Navigating through the City of Angels and onto the 101 Freeway, the Flying Spur nimbly danced between the three E Modes, or battery-management settings, including EV Drive, Hybrid Mode and Hold Mode. During urban sections, EV Drive emphasizes the 98kW electric motor (juiced by a 1.4 kWh lithium-ion battery) while the Hybrid selection also includes the V-6 for extended travel, though I couldn’t sort which was at work when; it’s only in Hold Mode, designed to conserve battery charge, that the 2.9-litre V-6 is clearly dominant. In all, the hybrid configuration is claimed to be good for a nearly 700km range.
But why a V-6? I posed the question to Steve Jones, Bentley’s chief technical engineer for the Continental GT, GTC and Flying Spur. His response was diplomatic, saying that “the only available power train for that particular car is the V-6 PZEV engine” without mentioning that Volkswagen Group stablemate Porsche also utilizes a 2.9-liter twin-turbo V-6 in its Macan model line. Jones, however, was candid describing the greatest challenge for this model variant: “Our customers expect effortless power delivery, and of course that’s easy to do with a W-12 engine that’s capable of 650 bhp (478kW) and 950Nm of torque.” So while “the V-6 is obviously a much lower power derivative,” he adds that “by combining it with the e-motor [the engine] can deliver an equivalent power output as that of our current V-8.”
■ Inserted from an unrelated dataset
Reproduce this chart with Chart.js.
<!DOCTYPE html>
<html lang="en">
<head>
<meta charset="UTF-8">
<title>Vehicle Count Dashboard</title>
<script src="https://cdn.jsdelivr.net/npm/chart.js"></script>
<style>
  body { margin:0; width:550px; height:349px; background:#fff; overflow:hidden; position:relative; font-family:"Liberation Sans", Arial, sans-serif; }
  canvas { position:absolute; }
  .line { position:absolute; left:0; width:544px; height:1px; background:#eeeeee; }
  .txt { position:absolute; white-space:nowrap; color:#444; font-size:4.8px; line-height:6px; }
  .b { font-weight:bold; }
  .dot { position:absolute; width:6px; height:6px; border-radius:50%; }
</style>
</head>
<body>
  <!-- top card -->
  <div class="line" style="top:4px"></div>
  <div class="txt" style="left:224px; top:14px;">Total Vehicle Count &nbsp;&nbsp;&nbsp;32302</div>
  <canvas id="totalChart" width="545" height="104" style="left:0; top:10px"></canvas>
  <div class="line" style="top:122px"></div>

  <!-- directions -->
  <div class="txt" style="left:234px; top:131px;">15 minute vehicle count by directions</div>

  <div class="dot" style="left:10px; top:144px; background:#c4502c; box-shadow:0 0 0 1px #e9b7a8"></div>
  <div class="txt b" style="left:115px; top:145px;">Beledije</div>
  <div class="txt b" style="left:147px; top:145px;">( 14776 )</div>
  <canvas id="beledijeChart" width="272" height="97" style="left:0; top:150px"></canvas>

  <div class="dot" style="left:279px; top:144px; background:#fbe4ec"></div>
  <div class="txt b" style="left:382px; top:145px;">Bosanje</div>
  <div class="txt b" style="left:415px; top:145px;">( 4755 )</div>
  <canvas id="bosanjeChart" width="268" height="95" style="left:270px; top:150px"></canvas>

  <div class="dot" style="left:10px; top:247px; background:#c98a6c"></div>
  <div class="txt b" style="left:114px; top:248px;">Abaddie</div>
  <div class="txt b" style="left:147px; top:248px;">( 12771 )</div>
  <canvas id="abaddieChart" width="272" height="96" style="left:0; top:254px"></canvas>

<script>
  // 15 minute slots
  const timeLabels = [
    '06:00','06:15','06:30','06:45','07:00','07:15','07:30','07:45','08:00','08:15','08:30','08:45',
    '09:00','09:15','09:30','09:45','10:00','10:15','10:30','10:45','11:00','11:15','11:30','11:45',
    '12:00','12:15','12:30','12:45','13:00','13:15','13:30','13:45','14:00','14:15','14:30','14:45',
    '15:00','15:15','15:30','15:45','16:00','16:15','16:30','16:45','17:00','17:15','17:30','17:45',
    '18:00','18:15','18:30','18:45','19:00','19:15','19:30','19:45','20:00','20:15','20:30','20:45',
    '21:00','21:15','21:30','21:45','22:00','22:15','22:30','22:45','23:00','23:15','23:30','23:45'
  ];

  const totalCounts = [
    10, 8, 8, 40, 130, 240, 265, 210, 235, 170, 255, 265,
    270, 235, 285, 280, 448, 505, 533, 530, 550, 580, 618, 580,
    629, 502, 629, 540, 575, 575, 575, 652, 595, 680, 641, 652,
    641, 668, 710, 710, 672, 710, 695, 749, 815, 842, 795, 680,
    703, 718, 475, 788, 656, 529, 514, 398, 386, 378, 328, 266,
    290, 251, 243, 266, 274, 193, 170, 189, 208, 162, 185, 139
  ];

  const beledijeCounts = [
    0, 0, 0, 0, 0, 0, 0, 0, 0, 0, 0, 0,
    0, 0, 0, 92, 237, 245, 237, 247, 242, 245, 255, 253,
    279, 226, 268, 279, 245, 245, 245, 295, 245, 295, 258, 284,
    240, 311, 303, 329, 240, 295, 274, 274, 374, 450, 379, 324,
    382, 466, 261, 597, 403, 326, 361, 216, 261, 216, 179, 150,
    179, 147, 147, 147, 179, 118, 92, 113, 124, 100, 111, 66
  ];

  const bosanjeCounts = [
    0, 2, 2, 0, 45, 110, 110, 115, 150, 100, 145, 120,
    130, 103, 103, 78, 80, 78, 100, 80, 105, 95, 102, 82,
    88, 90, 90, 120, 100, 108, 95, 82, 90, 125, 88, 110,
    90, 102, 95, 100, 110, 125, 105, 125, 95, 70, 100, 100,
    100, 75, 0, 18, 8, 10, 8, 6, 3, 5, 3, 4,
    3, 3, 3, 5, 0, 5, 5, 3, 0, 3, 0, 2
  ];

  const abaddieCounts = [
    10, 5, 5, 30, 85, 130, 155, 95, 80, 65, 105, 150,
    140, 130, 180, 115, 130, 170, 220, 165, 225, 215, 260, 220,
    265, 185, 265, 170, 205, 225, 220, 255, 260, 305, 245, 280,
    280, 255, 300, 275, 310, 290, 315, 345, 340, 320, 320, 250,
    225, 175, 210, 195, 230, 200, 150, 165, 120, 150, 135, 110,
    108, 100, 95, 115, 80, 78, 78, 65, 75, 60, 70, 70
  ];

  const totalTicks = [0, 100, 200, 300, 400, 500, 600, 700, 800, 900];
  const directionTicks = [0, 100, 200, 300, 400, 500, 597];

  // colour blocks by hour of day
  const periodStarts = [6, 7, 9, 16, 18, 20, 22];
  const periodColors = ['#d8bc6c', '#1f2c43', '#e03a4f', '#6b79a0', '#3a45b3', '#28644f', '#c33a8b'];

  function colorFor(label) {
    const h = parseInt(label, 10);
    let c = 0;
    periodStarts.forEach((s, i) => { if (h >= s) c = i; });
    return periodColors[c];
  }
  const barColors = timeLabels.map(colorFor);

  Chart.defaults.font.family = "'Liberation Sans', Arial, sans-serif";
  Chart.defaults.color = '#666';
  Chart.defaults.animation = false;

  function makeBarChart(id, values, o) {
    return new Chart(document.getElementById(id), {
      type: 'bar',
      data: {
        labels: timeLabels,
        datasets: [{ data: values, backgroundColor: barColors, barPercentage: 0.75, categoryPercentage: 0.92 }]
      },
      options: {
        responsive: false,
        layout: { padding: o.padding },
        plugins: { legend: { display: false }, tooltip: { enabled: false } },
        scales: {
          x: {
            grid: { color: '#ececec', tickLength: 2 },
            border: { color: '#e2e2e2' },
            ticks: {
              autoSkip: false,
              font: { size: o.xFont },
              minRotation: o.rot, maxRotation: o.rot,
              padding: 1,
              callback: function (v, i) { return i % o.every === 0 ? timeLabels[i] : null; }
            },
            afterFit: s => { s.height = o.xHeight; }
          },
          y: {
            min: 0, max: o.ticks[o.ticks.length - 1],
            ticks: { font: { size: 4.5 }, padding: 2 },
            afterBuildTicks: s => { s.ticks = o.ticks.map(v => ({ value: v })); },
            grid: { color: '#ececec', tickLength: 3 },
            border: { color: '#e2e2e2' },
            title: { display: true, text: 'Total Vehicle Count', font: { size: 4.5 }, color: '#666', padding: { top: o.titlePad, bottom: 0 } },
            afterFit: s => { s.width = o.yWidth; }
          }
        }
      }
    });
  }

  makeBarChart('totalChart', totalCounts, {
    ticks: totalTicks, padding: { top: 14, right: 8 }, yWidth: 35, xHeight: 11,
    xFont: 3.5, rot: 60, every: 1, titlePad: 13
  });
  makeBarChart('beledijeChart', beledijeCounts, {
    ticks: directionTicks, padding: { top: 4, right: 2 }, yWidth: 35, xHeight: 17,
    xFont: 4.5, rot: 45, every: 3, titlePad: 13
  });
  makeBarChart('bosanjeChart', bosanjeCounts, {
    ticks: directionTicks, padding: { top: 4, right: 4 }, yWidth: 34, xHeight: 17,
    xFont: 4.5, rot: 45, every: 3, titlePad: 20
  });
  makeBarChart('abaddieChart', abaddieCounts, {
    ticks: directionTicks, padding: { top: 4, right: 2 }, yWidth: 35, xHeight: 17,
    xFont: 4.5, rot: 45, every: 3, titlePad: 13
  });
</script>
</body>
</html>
Tracing circuitous State Route 150 around Lake Casitas to Ojai, just south of Santa Barbara, I switch from Bentley mode, the comfort setting, to Sport, briefly hammering the throttle to tap into the 750Nm of torque. I’m met with acceleration akin to a winded sprinter straining for the finish line, the engine seeming to grasp for a next gear that just wasn’t quite there, an apt description of the overall performance, at least compared to Bentley’s own athletic Continental, or competitors such as the Rolls-Royce Black Badge Ghost.
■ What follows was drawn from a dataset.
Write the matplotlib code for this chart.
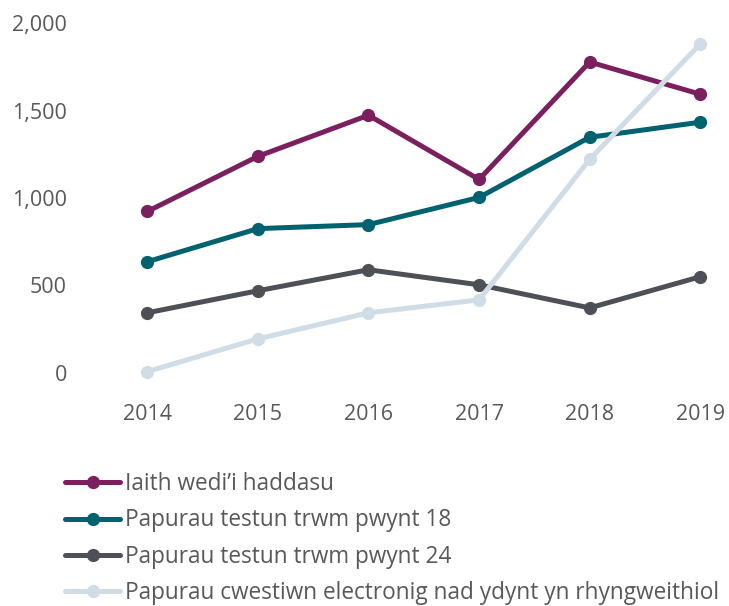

On the turns, the 2505kg all-wheel-drive four-door doesn’t hide its heft as much as expected, and I found that the benefit of all-wheel steering was less apparent than in, say, an S-Class. Still, the machine covers zero to 97km/h in 4.1 seconds and tops out at 284km/h —certainly no slouch in the spec department. And the chassis benefits from double-wishbone suspension at the front and a multi-link setup at the rear, along with three-chamber air springs that are claimed to provide 60 per cent more volume than before. Its prodigious stopping power is owed to what Bentley touts as “the largest iron brakes in the world,” at 16.5 inches in diameter. Yet despite the significant engineering feats, the Flying Spur Hybrid simply lacks enough muscle for its mass. The impressive shape seems rife with athletic potential, but the large hybrid sedan simply hasn’t fully come into its own yet in terms of performance.
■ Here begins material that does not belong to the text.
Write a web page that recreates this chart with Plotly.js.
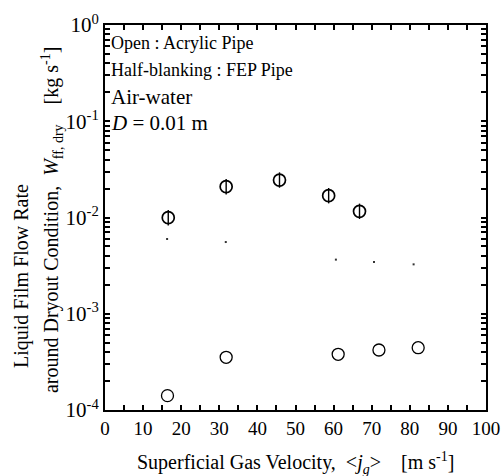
<!DOCTYPE html>
<html>
<head>
<meta charset="utf-8">
<script src="https://cdn.plot.ly/plotly-3.0.1.min.js"></script>
<style>html,body{margin:0;padding:0;background:#fff;} .c{width:504px;height:476px;}</style>
</head>
<body>
<div id="a" class="c"></div>
<script>
// Acrylic pipe (open circles)
const acrylicJg = [16.4, 31.8, 61.2, 71.9, 82.2];
const acrylicW = [0.000141, 0.000353, 0.000379, 0.000420, 0.000444];
// FEP pipe (half-blanking circles)
const fepJg = [16.6, 31.8, 45.8, 58.7, 66.8];
const fepW = [0.00995, 0.0209, 0.0245, 0.01685, 0.0116];
// small dots
const dotJg = [16.3, 31.7, 60.6, 70.6, 81.0];
const dotW = [0.00598, 0.00556, 0.00365, 0.00345, 0.00326];
// x tick labels (every 10, unlabeled ticks at every 5)
const xTickVals = [0, 5, 10, 15, 20, 25, 30, 35, 40, 45, 50, 55, 60, 65, 70, 75, 80, 85, 90, 95, 100];
const xTickText = ['0', '', '10', '', '20', '', '30', '', '40', '', '50', '', '60', '', '70', '', '80', '', '90', '', '100'];
// y tick labels (decades labeled, 2..9 unlabeled)
const yDecades = [-4, -3, -2, -1, 0];
const yTickVals = [];
const yTickText = [];
yDecades.forEach(function (p) {
  yTickVals.push(Math.pow(10, p));
  yTickText.push('10<sup>' + (p < 0 ? '-' + (-p) : p) + '</sup>');
  if (p < 0) for (let k = 2; k <= 9; k++) { yTickVals.push(k * Math.pow(10, p)); yTickText.push(''); }
});

const SERIF = 'Liberation Serif';

function axisStyle(len) {
  return {
    ticks: 'inside', ticklen: len, tickwidth: 2, tickcolor: '#000',
    showline: true, linewidth: 2, linecolor: '#000',
    mirror: 'ticks', showgrid: false, zeroline: false
  };
}

const traces = [
  {x: acrylicJg, y: acrylicW, mode: 'markers', type: 'scatter',
   marker: {symbol: 'circle-open', size: 12, color: '#000', line: {width: 1.3}}},
  {x: fepJg, y: fepW, mode: 'markers', type: 'scatter',
   marker: {symbol: 'circle-open', size: 12, color: '#000', line: {width: 1.7}}},
  {x: fepJg, y: fepW, mode: 'markers', type: 'scatter',
   marker: {symbol: 'line-ns-open', size: 11, color: '#000', line: {width: 1.4}}},
  {x: dotJg, y: dotW, mode: 'markers', type: 'scatter',
   marker: {symbol: 'square', size: 2, color: '#333'}}
];

const layout = {
  width: 504, height: 476,
  margin: {l: 105, r: 18, t: 25, b: 66},
  showlegend: false,
  xaxis: Object.assign({range: [0, 100], tickmode: 'array', tickvals: xTickVals, ticktext: xTickText,
    tickfont: {family: SERIF, size: 19, color: '#000'}}, axisStyle(5)),
  yaxis: Object.assign({type: 'log', range: [-4, 0], tickmode: 'array', tickvals: yTickVals, ticktext: yTickText,
    tickfont: {family: SERIF, size: 21, color: '#000'}}, axisStyle(5)),
  annotations: [
    {text: 'Open : Acrylic Pipe', xref: 'paper', yref: 'paper', x: 0.010, y: 0.953,
     xanchor: 'left', yanchor: 'middle', showarrow: false, font: {family: SERIF, size: 18, color: '#000'}},
    {text: 'Half-blanking : FEP Pipe', xref: 'paper', yref: 'paper', x: 0.010, y: 0.883,
     xanchor: 'left', yanchor: 'middle', showarrow: false, font: {family: SERIF, size: 18, color: '#000'}},
    {text: 'Air-water', xref: 'paper', yref: 'paper', x: 0.010, y: 0.813,
     xanchor: 'left', yanchor: 'middle', showarrow: false, font: {family: SERIF, size: 21, color: '#000'}},
    {text: '<i>D</i> = 0.01 m', xref: 'paper', yref: 'paper', x: 0.010, y: 0.745,
     xanchor: 'left', yanchor: 'middle', showarrow: false, font: {family: SERIF, size: 21, color: '#000'}},
    {text: 'Superficial Gas Velocity,&nbsp;&nbsp;&lt;<i>j</i><sub><i>g</i></sub>&gt;&nbsp;&nbsp;&nbsp;&nbsp;[m s<sup>-1</sup>]',
     xref: 'paper', yref: 'paper', x: 0.499, y: -0.138,
     xanchor: 'center', yanchor: 'middle', showarrow: false, font: {family: SERIF, size: 20, color: '#000'}},
    {text: 'Liquid Film Flow Rate', xref: 'paper', yref: 'paper', x: -0.2205, y: 0.348,
     textangle: -90, xanchor: 'center', yanchor: 'middle', showarrow: false, font: {family: SERIF, size: 20, color: '#000'}},
    {text: 'around Dryout Condition,&nbsp;&nbsp;<i>W</i><sub>ff, dry</sub>&nbsp;&nbsp;&nbsp;&nbsp;[kg s<sup>-1</sup>]',
     xref: 'paper', yref: 'paper', x: -0.139, y: 0.4935,
     textangle: -90, xanchor: 'center', yanchor: 'middle', showarrow: false, font: {family: SERIF, size: 20, color: '#000'}}
  ]
};

Plotly.newPlot('a', traces, layout, {displayModeBar: false});
</script>
</body>
</html>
But when it comes to aesthetics, the model certainly belongs in the winner’s circle. The wheelbase’s 5.11-inch extension, along with our example’s optional 22-inch, Mulliner-spec wheels added to the gravitas of both the silhouette and stance, as does the newly illuminated Flying B hood ornament. But, as expected, it’s the Flying Spur’s interior that truly charges the senses. From unseen details like the knurled surface treatment behind the door handles to the innovative rotating dashboard display to the 3-D diamond-quilted door and panel inserts, the hybrid still has it all in the high-touch style department.
“Hybrid in America, for Bentley, is obviously quite new,” says Christophe Georges, president and CEO of Bentley Americas. “[Customers] need to try it, to test it, and then we will be able to assess what will be the share. But if you look at the overall market for hybrid, it has developed considerably last year in America, so we should see the same kind of development happen with us.” Though, in a pragmatic nod, he concedes that “maybe it’s not the same proportions, but we’ll see.”
These are reasonable expectations for a new hybrid model, and only Bentley’s second attempt at the form. The Flying Spur Hybrid, while offering as baronial a passenger experience as any Bentley, is a beautifully appointed stopgap, yet it also represents for the brand a vitally necessary step toward the most significant transformation in automotive history.